What is needed
Every line with the word "this" in it should be extracted from the data that follows.

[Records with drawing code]
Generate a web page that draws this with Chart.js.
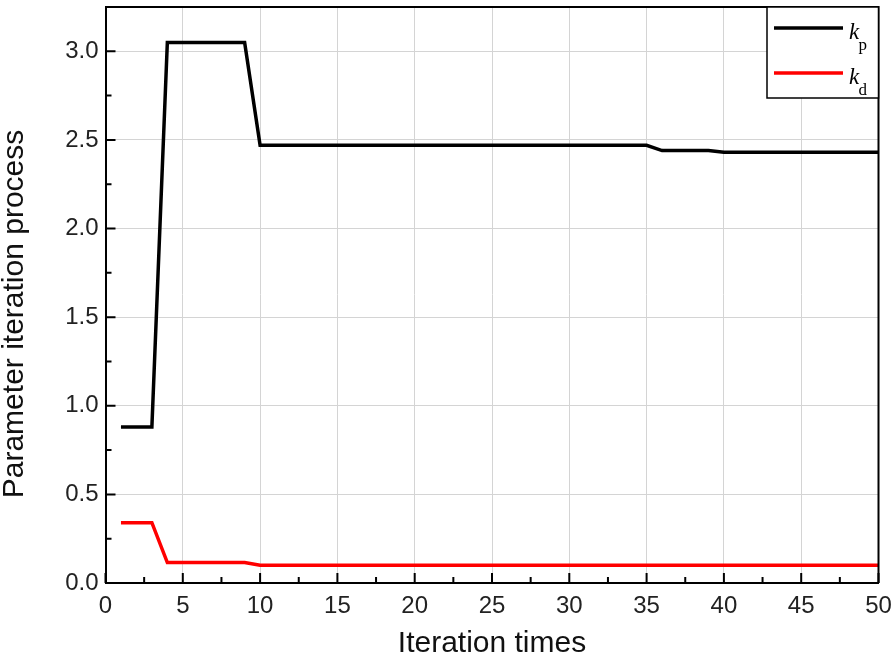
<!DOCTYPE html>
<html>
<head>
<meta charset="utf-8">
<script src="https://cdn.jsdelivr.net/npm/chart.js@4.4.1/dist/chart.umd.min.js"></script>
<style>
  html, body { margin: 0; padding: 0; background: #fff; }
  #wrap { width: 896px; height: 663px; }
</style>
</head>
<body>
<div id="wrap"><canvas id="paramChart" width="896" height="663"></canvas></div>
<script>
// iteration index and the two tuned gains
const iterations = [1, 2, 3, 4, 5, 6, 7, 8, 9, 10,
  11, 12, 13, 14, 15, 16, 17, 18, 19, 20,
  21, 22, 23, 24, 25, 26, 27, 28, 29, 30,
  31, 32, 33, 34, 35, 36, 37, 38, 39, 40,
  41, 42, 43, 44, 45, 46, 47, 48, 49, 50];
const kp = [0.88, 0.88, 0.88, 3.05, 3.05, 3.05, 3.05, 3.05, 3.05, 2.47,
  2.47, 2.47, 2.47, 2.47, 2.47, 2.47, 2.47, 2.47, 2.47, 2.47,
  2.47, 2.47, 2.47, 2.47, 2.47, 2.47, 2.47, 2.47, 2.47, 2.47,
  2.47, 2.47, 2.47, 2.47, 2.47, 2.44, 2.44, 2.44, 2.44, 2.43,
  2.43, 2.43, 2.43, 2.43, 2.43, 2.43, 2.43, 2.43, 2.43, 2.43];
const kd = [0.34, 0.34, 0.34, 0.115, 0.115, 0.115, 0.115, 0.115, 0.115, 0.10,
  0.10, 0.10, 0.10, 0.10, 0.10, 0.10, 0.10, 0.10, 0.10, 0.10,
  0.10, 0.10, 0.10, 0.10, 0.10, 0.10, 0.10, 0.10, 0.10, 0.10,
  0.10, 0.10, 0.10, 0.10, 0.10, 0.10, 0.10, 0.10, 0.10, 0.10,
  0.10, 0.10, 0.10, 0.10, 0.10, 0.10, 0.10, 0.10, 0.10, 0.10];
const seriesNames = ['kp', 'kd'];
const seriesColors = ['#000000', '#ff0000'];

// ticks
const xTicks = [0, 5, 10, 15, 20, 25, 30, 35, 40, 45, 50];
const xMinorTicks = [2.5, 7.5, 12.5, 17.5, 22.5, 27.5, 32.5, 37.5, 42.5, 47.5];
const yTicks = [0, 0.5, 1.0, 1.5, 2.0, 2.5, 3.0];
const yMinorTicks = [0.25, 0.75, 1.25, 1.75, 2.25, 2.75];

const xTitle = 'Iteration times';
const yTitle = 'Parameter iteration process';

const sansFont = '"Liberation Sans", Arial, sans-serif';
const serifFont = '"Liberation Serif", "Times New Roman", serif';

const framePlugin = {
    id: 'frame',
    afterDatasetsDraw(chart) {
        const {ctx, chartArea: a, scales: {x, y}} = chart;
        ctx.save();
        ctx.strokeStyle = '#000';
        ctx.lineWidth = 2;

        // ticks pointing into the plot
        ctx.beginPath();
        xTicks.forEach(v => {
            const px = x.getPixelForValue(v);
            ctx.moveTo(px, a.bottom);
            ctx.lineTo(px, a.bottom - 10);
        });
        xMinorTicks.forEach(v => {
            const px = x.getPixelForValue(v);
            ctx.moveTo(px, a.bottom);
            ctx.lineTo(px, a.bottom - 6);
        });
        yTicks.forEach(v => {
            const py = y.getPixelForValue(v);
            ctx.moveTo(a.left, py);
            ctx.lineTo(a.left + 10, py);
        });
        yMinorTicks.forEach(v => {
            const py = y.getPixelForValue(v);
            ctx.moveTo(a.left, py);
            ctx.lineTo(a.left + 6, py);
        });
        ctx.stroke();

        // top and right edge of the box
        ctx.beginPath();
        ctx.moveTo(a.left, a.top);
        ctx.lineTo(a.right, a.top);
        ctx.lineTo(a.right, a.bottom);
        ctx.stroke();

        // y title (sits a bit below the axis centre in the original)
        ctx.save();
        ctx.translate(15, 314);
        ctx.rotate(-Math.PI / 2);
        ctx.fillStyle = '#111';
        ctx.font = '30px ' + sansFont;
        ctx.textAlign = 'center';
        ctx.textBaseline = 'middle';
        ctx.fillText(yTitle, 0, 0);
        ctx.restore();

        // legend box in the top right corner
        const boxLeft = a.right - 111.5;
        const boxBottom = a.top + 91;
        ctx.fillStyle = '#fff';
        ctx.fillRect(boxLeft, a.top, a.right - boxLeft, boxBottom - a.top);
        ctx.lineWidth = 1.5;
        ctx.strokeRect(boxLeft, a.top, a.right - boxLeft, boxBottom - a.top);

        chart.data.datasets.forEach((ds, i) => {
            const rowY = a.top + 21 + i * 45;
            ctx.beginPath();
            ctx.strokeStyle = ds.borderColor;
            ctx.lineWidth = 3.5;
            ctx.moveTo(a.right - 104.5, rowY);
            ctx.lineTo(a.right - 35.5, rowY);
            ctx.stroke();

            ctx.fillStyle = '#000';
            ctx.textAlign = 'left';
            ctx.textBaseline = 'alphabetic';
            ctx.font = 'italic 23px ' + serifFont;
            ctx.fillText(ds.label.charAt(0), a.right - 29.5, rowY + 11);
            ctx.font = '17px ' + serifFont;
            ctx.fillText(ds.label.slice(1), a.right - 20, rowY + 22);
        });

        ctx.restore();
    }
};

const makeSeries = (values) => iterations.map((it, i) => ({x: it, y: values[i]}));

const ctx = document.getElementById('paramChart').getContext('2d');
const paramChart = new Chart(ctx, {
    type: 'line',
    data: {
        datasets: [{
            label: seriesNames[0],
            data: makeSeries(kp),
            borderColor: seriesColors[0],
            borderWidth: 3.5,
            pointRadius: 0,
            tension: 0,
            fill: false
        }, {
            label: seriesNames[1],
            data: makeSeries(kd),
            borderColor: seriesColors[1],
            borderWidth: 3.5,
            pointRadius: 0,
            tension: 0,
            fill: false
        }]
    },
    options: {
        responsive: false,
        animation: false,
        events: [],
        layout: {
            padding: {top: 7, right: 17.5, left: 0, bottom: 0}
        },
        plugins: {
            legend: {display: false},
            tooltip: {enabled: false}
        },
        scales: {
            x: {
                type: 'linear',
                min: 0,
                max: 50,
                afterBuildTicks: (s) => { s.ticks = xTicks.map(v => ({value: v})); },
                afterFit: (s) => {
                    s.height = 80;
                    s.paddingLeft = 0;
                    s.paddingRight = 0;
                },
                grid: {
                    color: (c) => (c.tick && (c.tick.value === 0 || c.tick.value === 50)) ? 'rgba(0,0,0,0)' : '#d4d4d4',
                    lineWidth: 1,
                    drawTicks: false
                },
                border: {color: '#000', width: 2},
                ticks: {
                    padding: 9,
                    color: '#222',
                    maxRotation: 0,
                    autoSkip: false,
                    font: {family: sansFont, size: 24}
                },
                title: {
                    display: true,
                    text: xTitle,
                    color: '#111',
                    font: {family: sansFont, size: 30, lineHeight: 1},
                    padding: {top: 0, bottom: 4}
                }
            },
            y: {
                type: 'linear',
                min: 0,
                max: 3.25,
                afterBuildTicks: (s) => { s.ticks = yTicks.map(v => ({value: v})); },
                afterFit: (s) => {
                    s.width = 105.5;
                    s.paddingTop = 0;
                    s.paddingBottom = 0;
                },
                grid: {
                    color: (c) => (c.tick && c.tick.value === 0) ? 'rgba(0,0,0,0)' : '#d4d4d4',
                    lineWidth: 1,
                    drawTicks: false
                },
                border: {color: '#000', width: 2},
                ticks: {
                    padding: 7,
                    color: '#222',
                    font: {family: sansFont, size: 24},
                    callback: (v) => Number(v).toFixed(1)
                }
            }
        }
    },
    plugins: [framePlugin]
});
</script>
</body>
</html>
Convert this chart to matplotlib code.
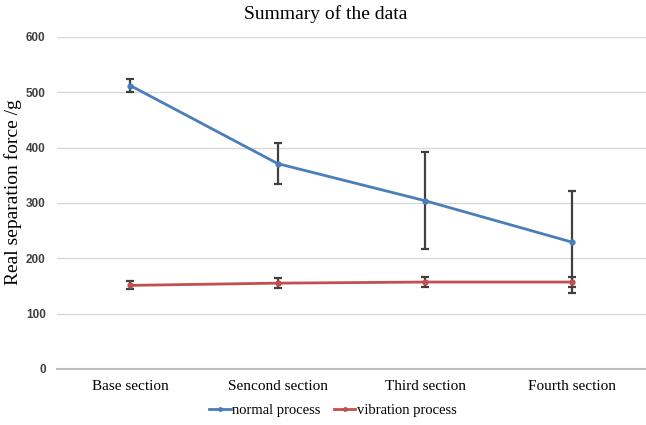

Reply to the exercise
Generate a web page that draws this with Chart.js.
Convert this chart to matplotlib code.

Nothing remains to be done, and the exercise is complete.